[Task instructions]: Leave out the pictures and set down exactly the lines from the start of the listing through the one with "models = ['LR', 'SVM']", both included.

[Data shown]:
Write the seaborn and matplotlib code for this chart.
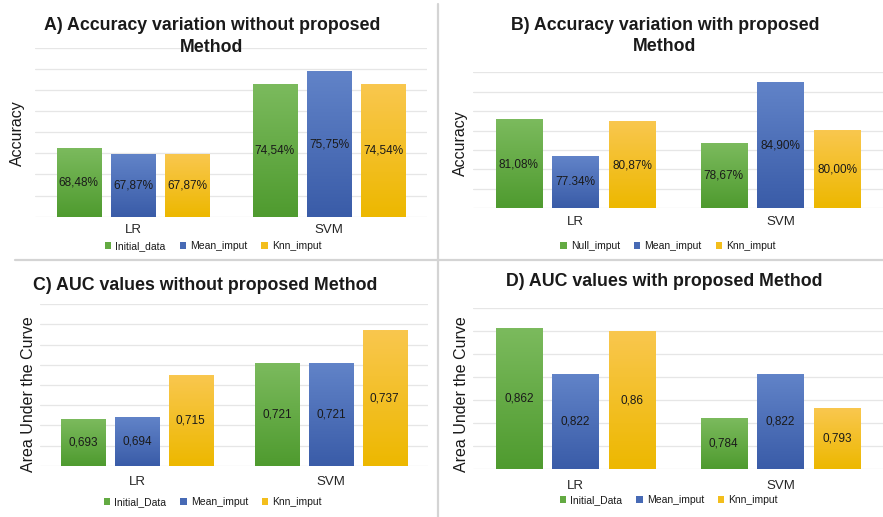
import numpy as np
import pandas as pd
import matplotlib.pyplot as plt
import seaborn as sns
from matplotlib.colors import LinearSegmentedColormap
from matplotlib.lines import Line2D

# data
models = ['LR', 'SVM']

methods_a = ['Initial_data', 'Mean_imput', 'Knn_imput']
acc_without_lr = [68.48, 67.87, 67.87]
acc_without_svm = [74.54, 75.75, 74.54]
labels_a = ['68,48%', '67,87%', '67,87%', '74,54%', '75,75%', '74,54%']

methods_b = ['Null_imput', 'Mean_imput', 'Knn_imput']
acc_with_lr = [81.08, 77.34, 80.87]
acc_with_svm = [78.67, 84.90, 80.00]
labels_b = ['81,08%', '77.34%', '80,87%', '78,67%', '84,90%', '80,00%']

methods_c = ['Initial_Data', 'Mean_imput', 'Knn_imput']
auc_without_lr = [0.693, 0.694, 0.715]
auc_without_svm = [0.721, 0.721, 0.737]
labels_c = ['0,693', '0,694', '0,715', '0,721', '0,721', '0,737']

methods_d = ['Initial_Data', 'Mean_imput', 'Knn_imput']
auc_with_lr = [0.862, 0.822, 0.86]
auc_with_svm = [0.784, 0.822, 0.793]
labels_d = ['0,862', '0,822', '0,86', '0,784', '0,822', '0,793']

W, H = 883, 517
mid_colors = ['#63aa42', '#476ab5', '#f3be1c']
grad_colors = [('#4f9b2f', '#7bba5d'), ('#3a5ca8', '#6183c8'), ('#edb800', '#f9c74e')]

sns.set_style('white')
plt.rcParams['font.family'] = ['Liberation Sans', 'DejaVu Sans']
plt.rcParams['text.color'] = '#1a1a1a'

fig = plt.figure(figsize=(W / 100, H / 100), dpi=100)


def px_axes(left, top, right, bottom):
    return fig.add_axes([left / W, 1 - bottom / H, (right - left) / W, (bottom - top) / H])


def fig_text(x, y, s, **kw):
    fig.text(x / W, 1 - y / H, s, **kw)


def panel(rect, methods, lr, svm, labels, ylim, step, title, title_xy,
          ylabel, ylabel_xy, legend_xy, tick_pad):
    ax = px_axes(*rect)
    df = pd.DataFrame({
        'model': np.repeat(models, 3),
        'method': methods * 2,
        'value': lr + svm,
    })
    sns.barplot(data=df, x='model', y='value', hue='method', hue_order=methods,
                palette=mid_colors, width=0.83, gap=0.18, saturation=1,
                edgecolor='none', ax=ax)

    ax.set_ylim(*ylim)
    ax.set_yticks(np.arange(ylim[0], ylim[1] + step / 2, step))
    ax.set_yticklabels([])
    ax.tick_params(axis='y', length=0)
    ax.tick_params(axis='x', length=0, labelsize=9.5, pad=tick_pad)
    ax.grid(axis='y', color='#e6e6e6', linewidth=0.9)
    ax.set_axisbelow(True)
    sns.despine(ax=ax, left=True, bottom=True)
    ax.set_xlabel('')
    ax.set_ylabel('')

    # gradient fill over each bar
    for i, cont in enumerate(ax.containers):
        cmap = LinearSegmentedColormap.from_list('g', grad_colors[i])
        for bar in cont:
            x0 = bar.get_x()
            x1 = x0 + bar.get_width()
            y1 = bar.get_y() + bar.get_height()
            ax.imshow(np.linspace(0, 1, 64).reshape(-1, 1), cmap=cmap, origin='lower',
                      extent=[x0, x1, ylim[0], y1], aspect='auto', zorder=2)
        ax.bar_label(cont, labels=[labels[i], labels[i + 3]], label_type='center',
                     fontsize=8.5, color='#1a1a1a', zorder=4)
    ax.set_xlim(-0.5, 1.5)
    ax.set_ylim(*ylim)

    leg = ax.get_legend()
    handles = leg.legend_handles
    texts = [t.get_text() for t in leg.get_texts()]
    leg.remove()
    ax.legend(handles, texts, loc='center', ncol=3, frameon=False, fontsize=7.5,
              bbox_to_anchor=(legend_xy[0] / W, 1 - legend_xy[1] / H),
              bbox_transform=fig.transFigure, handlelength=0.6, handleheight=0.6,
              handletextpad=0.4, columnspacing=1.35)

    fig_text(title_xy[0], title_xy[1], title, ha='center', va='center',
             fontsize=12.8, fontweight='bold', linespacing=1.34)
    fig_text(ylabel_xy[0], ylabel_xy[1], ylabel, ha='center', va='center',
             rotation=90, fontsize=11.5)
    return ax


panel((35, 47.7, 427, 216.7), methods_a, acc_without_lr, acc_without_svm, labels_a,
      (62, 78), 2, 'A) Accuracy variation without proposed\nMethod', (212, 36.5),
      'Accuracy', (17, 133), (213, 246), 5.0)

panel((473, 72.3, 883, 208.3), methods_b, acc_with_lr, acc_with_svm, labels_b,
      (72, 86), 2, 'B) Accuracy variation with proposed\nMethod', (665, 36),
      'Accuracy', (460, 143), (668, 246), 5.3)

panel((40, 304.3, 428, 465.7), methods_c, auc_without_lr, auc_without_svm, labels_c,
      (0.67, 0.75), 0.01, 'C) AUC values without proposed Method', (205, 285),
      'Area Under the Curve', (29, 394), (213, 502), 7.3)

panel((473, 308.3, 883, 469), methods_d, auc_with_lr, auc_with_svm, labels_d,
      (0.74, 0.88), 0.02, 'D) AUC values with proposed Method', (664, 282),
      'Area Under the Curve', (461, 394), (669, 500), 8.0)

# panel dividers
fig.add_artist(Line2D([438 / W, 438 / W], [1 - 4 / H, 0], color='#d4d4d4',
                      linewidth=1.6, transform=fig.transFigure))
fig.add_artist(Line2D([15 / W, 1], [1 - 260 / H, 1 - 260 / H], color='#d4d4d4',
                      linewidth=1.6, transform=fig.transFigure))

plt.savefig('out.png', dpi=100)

[Response to the exercise]:
Write the seaborn and matplotlib code for this chart.
import numpy as np
import pandas as pd
import matplotlib.pyplot as plt
import seaborn as sns
from matplotlib.colors import LinearSegmentedColormap
from matplotlib.lines import Line2D

# data
models = ['LR', 'SVM']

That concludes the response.